Cessons de confondre l’objectif partagé « l’amélioration de la mobilité » avec l’une des solutions historiques étudiée puis rejetée, celle du « tout voiture individuelle ».Seule la mise en œuvre de transports collectifs attractifs, c’est-à-dire rapides, réguliers, ponctuels, sécurisés, confortables, décarbonés permettra d’atteindre les objectifs annoncés pour le bassin du Lac. Toutes les villes modernes le savent et les mettent en place pour améliorer la qualité de vie des résidents, l’attractivité touristique, la compétitivité économique.

 Olivier Labasse

[1] Lois de Zahavi, Downs & Thomson ; confirmations régionales avec les tunnels de la Croix Rousse et de Fourvière à Lyon, les trafics induits par l’A45 doublant l’A47, etc…

[2] 2015 : étude « Projet de mobilité ouest : tunnel sous le Semnoz / BHNS 1508 / NVU » réalisée par le Groupement BG Ingénieurs Conseils  commandée par le CD74 et la C2A.

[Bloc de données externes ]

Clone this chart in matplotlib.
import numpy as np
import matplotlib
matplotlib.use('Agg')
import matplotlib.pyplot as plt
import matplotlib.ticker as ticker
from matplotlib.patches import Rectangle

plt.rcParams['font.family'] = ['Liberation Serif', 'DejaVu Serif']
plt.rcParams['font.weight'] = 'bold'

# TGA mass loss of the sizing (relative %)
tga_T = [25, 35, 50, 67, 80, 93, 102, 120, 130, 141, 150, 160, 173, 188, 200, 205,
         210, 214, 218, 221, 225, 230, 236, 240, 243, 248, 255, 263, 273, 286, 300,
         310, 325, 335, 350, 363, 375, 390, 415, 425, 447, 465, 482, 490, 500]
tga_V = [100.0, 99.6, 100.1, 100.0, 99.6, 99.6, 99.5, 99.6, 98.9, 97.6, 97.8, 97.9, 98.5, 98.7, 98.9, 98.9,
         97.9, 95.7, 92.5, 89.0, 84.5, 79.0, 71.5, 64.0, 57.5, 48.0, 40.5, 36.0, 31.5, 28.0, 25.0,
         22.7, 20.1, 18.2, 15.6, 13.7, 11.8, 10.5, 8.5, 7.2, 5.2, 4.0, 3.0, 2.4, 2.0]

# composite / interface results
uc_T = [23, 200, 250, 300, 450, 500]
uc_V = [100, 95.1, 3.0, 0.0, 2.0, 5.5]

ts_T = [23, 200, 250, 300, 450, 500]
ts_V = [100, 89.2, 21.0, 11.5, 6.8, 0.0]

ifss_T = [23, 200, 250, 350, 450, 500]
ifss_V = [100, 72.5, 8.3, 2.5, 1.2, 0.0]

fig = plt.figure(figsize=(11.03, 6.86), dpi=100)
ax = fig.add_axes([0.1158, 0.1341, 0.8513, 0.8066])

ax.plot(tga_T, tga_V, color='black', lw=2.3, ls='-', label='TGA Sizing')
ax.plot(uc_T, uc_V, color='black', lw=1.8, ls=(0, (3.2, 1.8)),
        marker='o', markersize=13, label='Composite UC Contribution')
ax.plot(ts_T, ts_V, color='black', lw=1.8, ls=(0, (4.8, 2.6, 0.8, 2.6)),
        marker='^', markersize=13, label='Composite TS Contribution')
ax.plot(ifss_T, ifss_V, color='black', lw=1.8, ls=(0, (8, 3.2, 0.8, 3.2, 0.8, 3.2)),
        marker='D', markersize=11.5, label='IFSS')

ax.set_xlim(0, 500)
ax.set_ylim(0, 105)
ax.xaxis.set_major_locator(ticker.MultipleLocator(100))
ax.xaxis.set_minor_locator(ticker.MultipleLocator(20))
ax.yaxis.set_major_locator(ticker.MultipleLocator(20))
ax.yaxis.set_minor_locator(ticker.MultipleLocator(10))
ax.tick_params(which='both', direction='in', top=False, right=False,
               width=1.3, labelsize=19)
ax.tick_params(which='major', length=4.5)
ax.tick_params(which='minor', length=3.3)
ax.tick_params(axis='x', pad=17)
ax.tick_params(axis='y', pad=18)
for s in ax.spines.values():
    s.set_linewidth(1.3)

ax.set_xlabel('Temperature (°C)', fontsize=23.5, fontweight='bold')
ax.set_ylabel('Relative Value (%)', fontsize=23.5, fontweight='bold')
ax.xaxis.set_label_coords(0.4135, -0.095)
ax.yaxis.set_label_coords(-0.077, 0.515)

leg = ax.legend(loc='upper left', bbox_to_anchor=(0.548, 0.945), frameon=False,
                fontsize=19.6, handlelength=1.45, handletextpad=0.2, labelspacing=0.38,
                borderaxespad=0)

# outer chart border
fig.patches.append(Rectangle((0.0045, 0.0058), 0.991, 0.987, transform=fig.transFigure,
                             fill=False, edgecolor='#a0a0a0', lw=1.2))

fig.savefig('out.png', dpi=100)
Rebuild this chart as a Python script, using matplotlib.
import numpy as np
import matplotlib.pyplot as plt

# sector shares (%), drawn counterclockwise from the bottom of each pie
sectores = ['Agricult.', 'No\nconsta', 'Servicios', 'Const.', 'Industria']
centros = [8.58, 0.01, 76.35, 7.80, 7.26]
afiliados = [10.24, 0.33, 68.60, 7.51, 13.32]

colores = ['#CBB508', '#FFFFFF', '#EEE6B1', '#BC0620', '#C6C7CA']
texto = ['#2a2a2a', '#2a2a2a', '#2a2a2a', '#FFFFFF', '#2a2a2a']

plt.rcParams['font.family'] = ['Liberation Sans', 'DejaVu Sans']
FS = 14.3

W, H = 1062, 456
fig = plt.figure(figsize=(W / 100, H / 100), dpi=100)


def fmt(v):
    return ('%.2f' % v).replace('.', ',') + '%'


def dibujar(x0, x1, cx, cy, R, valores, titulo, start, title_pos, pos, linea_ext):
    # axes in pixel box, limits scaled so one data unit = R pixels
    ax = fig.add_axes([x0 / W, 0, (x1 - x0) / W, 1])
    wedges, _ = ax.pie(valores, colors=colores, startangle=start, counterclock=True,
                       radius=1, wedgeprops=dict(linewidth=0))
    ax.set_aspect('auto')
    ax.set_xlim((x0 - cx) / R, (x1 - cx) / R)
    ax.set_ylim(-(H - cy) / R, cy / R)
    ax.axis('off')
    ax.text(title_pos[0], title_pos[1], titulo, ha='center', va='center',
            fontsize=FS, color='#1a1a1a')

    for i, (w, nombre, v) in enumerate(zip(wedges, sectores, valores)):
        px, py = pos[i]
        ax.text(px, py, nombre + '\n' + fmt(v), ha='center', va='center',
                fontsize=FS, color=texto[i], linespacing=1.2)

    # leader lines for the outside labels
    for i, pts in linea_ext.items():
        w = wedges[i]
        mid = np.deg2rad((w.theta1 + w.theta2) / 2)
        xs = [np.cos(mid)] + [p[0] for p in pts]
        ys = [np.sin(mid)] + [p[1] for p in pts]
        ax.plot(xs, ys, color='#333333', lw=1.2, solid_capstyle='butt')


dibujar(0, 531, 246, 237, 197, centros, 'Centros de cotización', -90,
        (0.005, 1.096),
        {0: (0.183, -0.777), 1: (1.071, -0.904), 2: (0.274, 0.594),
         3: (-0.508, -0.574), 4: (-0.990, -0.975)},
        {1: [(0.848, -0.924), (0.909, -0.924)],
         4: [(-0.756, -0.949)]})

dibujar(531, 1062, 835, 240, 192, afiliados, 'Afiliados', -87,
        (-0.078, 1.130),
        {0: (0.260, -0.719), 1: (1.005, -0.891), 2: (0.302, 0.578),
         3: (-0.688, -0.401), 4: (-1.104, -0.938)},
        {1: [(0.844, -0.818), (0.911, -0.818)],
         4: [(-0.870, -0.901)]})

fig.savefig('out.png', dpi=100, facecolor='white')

[3] Improprement nommé car un « haut niveau de service » ne peut être obtenu avec une circulation majoritaire sur le parcours de la RD 1508 

[4]  SYSTRA (SNCF, RATP) : étude 2014 « TCSP de la RD1508 sur la rive Ouest du lac d’Annecy » réalisée par Transitec, Gautier& Conquet, SYSTRA ; commandée par le Conseil Général de la Haute-Savoie et la C2A.

[5] Etude TTK (Transport Technologie Karlsruhe), octobre 2012 « Schéma multimodal des transports du bassin annécien », commandée par la C2A.

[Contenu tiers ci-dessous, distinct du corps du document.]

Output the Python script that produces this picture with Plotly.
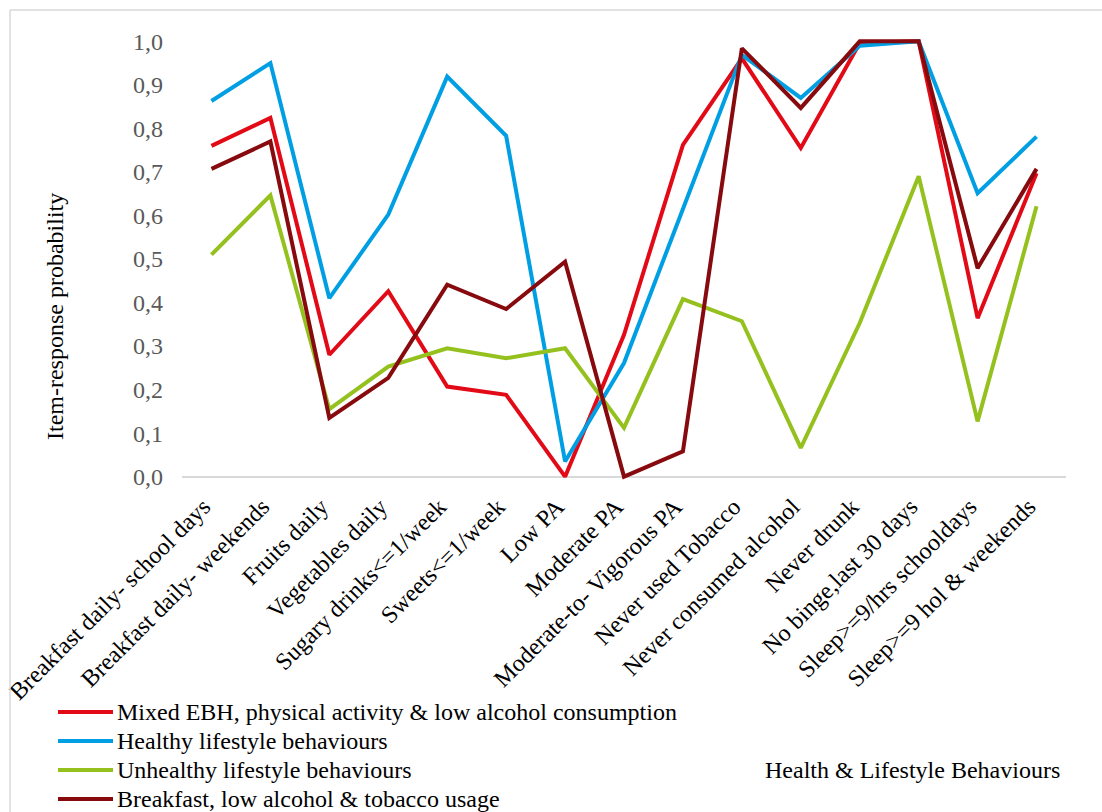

2 commentaires sur « Le projet de tunnel sous le Semnoz : mythe et réalités »

  1. Vous avez raison …. en général. Vous oubliez que vous habitez une région « difficile » sur le plan géographique. Vous avez les avantages des pentes – qui donnent des vues – qui donnent un lac, etc. mais qui ne facilitent pas le maillage (précisément) des voiries, et l’interdisent ici ou là. Allez à Bourges et vous verrez comment il y est plus facile de mailler le réseau viaire (de voirie) – mais pas de lac ni de belles perspectives. Vous avez donc les avantages de la vie en territoire montagneux et vous voulez avoir les avantages de la vie en plaine. Pas possible ! Comme manger beaucoup de chocolat sans avoir de problèmes après !!! Il faut choisir !!!

  2. Bonjour,

    Je réagis à la lecture de cet article d’Olivier Labasse « Le projet de tunnel sous le Semnoz : mythe et réalités ».

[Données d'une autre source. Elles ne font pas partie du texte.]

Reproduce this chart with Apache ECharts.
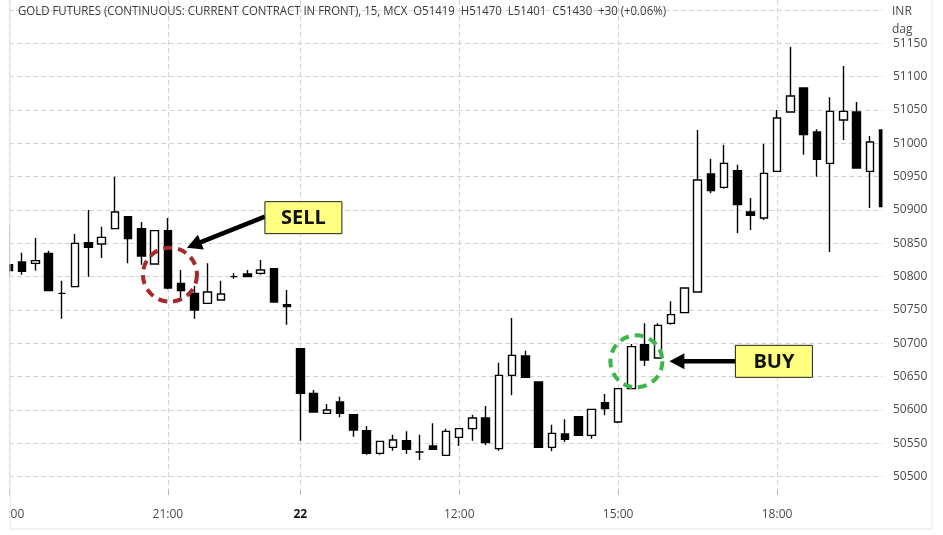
<!DOCTYPE html>
<html><head><meta charset="utf-8">
<script src="https://cdn.jsdelivr.net/npm/echarts@6/dist/echarts.min.js"></script>
<style>html,body{margin:0;padding:0;background:#fff;}#c{width:943px;height:535px;}</style>
</head><body><div id="c"></div>
<script>
const titleText = 'GOLD FUTURES (CONTINUOUS: CURRENT CONTRACT IN FRONT), 15, MCX  O51419  H51470  L51401  C51430  +30 (+0.06%)';
const unitLabels = ['INR', 'dag'];

const categories = [
  '21 18:00','21 18:15','21 18:30','21 18:45','21 19:00','21 19:15','21 19:30','21 19:45',
  '21 20:00','21 20:15','21 20:30','21 20:45','21 21:00','21 21:15','21 21:30','21 21:45',
  '21 22:00','21 22:15','21 22:30','21 22:45','21 23:00','21 23:15',
  '22 09:00','22 09:15','22 09:30','22 09:45','22 10:00','22 10:15','22 10:30','22 10:45',
  '22 11:00','22 11:15','22 11:30','22 11:45','22 12:00','22 12:15','22 12:30','22 12:45',
  '22 13:00','22 13:15','22 13:30','22 13:45','22 14:00','22 14:15','22 14:30','22 14:45',
  '22 15:00','22 15:15','22 15:30','22 15:45','22 16:00','22 16:15','22 16:30','22 16:45',
  '22 17:00','22 17:15','22 17:30','22 17:45','22 18:00','22 18:15','22 18:30','22 18:45',
  '22 19:00','22 19:15','22 19:30','22 19:45','22 20:00'
];

const opens  = [50818,50822,50820,50835,50775,50785,50851,50849,50872,50890,50872,50819,50869,50790,50775,50760,50765,50800,50804,50805,50812,50758,
                50692,50625,50595,50612,50593,50569,50535,50544,50554,50537,50546,50532,50559,50572,50588,50542,50652,50681,50642,50544,50564,50590,50562,50611,
                50582,50632,50698,50678,50730,50746,50777,50954,50934,50959,50897,50888,50958,51047,51083,51017,50970,51035,51047,50958,51020];
const highs  = [50878,50836,50858,50839,50794,50864,50900,50875,50950,50890,50882,50869,50888,50810,50786,50820,50794,50805,50810,50825,50812,50780,
                50692,50630,50609,50620,50594,50576,50554,50563,50568,50563,50580,50572,50572,50593,50606,50671,50738,50689,50642,50578,50586,50590,50601,50624,
                50632,50699,50730,50730,50763,50783,51020,50977,50998,50968,50918,50999,51050,51145,51083,51021,51069,51116,51062,51011,51020];
const lows   = [50798,50803,50809,50778,50737,50785,50800,50828,50872,50820,50818,50819,50781,50766,50737,50760,50765,50797,50800,50803,50762,50728,
                50554,50597,50594,50589,50560,50533,50533,50539,50534,50525,50541,50532,50546,50554,50547,50539,50622,50649,50544,50538,50552,50562,50557,50592,
                50580,50632,50666,50678,50728,50746,50777,50925,50932,50865,50870,50885,50958,51047,50983,50950,50837,51005,50963,50903,50905];
const closes = [50809,50808,50824,50779,50775,50850,50844,50859,50897,50857,50831,50869,50783,50779,50750,50777,50774,50800,50800,50810,50762,50755,
                50625,50597,50600,50595,50570,50535,50553,50555,50541,50537,50541,50568,50572,50588,50551,50652,50682,50649,50544,50565,50556,50562,50601,50602,
                50632,50695,50675,50727,50743,50783,50945,50929,50970,50908,50892,50955,51038,51071,51013,50976,51048,51048,50963,51002,50905];

const xTickCats  = ['21 18:00','21 21:00','22 09:00','22 12:00','22 15:00','22 18:00'];
const xTickTexts = ['18:00','21:00','22','12:00','15:00','18:00'];
const yTickLabels = [50500,50550,50600,50650,50700,50750,50800,50850,50900,50950,51000,51050,51100,51150];

const sellAt = [12, 50803];
const buyAt  = [47, 50670];

const FONT = "'Open Sans', 'Noto Sans', sans-serif";
const gridColor = '#d4d4d4';
const labelColor = '#4a4a4a';

const candleData = categories.map((c, i) => [opens[i], closes[i], lows[i], highs[i]]);
const isTick = (i) => xTickCats.indexOf(categories[i]) >= 0;

const chart = echarts.init(document.getElementById('c'), null, {renderer: 'canvas'});
chart.setOption({
  animation: false,
  backgroundColor: '#ffffff',
  grid: {left: 9, right: 60, top: 0, bottom: 45, containLabel: false, outerBoundsMode: 'none'},
  xAxis: {
    type: 'category', data: categories, boundaryGap: false,
    axisLine: {show: false},
    axisTick: {show: true, interval: (i) => isTick(i), length: 5, lineStyle: {color: '#b8b8b8'}},
    axisLabel: {
      interval: (i) => isTick(i), margin: 19, color: labelColor, fontSize: 12, fontFamily: FONT,
      hideOverlap: false,
      formatter: (v) => {
        const k = xTickCats.indexOf(v);
        const t = k >= 0 ? xTickTexts[k] : '';
        return t === '22' ? '{b|22}' : t;
      },
      rich: {b: {fontWeight: 'bold', color: '#111', fontSize: 12, fontFamily: FONT}}
    },
    splitLine: {show: true, interval: (i) => isTick(i), lineStyle: {color: gridColor, type: [5, 3], width: 1}}
  },
  yAxis: {
    type: 'value', position: 'right', min: 50480, max: 51215, splitNumber: 15, scale: true,
    axisLine: {show: false}, axisTick: {show: false},
    axisLabel: {
      margin: 10, color: labelColor, fontSize: 12, fontFamily: FONT,
      formatter: (v) => yTickLabels.indexOf(v) >= 0 ? String(v) : ''
    },
    splitLine: {show: true, showMinLine: false, showMaxLine: false, lineStyle: {color: gridColor, type: [5, 3], width: 1}}
  },
  series: [{
    type: 'candlestick', data: candleData, barWidth: 8, clip: true,
    itemStyle: {color: '#ffffff', color0: '#000000', borderColor: '#000000', borderColor0: '#000000', borderWidth: 1.4},
    emphasis: {disabled: true}
  }]
});

// title width fitting
const mctx = document.createElement('canvas').getContext('2d');
mctx.font = "12px 'Open Sans'";
const tw = mctx.measureText(titleText).width;
const titleScale = 648 / tw;

function arrow(tail, tip, headLen, headHalf, width) {
  const dx = tip[0] - tail[0], dy = tip[1] - tail[1];
  const len = Math.sqrt(dx*dx + dy*dy);
  const ux = dx/len, uy = dy/len;
  const base = [tip[0] - ux*headLen, tip[1] - uy*headLen];
  const nx = -uy, ny = ux;
  return [
    {type: 'polyline', z: 20, shape: {points: [tail, [base[0] + ux*2, base[1] + uy*2]]}, style: {stroke: '#000', lineWidth: width, fill: null}},
    {type: 'polygon', z: 20, shape: {points: [tip, [base[0] + nx*headHalf, base[1] + ny*headHalf], [base[0] - nx*headHalf, base[1] - ny*headHalf]]}, style: {fill: '#000'}}
  ];
}

function box(x, y, w, h, text) {
  return [
    {type: 'rect', z: 21, shape: {x: x, y: y, width: w, height: h}, style: {fill: '#FFFF80', stroke: '#222', lineWidth: 1}},
    {type: 'text', z: 22, x: x + w/2, y: y + h/2 + 1, style: {text: text, fontSize: 20, fontWeight: 'bold', fontFamily: FONT, fill: '#111', align: 'center', verticalAlign: 'middle'}}
  ];
}

const sp = chart.convertToPixel({gridIndex: 0}, sellAt);
const bp = chart.convertToPixel({gridIndex: 0}, buyAt);

const graphics = [
  // pane clipping masks (the plot pane cuts candles at its edges)
  {type: 'rect', z: 5, shape: {x: 0, y: 0, width: 9, height: 535}, style: {fill: '#fff'}},
  {type: 'rect', z: 5, shape: {x: 882.5, y: 0, width: 8, height: 492}, style: {fill: '#fff'}},
  {type: 'rect', z: 6, shape: {x: 10, y: -2, width: 922, height: 531}, style: {fill: null, stroke: '#e3e3e3', lineWidth: 1}},
  {type: 'text', z: 10, x: 18, y: 12, scaleX: titleScale, style: {text: titleText, fontSize: 12, fontFamily: "'Open Sans'", fill: '#3a3a3a', verticalAlign: 'middle'}},
  {type: 'text', z: 10, x: 892, y: 12, style: {text: unitLabels[0], fontSize: 12, fontFamily: FONT, fill: labelColor, verticalAlign: 'middle'}},
  {type: 'text', z: 10, x: 892, y: 30, style: {text: unitLabels[1], fontSize: 12, fontFamily: FONT, fill: labelColor, verticalAlign: 'middle'}},
  {type: 'circle', z: 19, shape: {cx: sp[0] + 2, cy: sp[1], r: 27}, style: {fill: null, stroke: '#A52A2E', lineWidth: 4, lineDash: [9, 6]}},
  {type: 'circle', z: 19, shape: {cx: bp[0] + 5, cy: bp[1] - 2, r: 26}, style: {fill: null, stroke: '#3DB54A', lineWidth: 4, lineDash: [9, 6]}}
]
.concat(arrow([sp[0] + 97, sp[1] - 58], [sp[0] + 19, sp[1] - 27], 15, 8, 4.5))
.concat(box(sp[0] + 97, sp[1] - 73, 77, 32, 'SELL'))
.concat(arrow([bp[0] + 104, bp[1] - 2], [bp[0] + 38, bp[1] - 2], 15, 8, 4.5))
.concat(box(bp[0] + 104, bp[1] - 18, 77, 32, 'BUY'));

chart.setOption({graphic: graphics});
</script>
</body></html>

    Habitant le hameau de La Planche à Sevrier, je comprends l’argumentaire de l’augmentation du trafic et donc de la pollution. Cependant il n’est jamais question du blocage possible de la circulation sur l’ex RN508 en raison de l’absence totale de déviation en cas d’accident, ou toute autre cause, entre le rond-point de la route du col de Leschaux et Annecy. Hier un banal incendie, lié à des travaux sur un balcon d’une villa près de l’hôtel Beauregard, en a encore fait la démonstration.

    Un réseau routier doit être « maillé » pour fonctionner correctement, c’est à dire qu’une autre voie doit pouvoir être empruntée en cas de blocage sur la première. Ce n’est pas le cas à Sevrier où tout a été fait pour fermer à la circulation ce qui était pourtant « l’ancienne route d’Annecy » !

    Maintenant il faut choisir entre le tunnel et la requalification de l’ancienne route. Cette dernière hypothèse étant improbable, je suis favorable à la construction du tunnel du Semnoz qui permettra un maillage acceptable du réseau.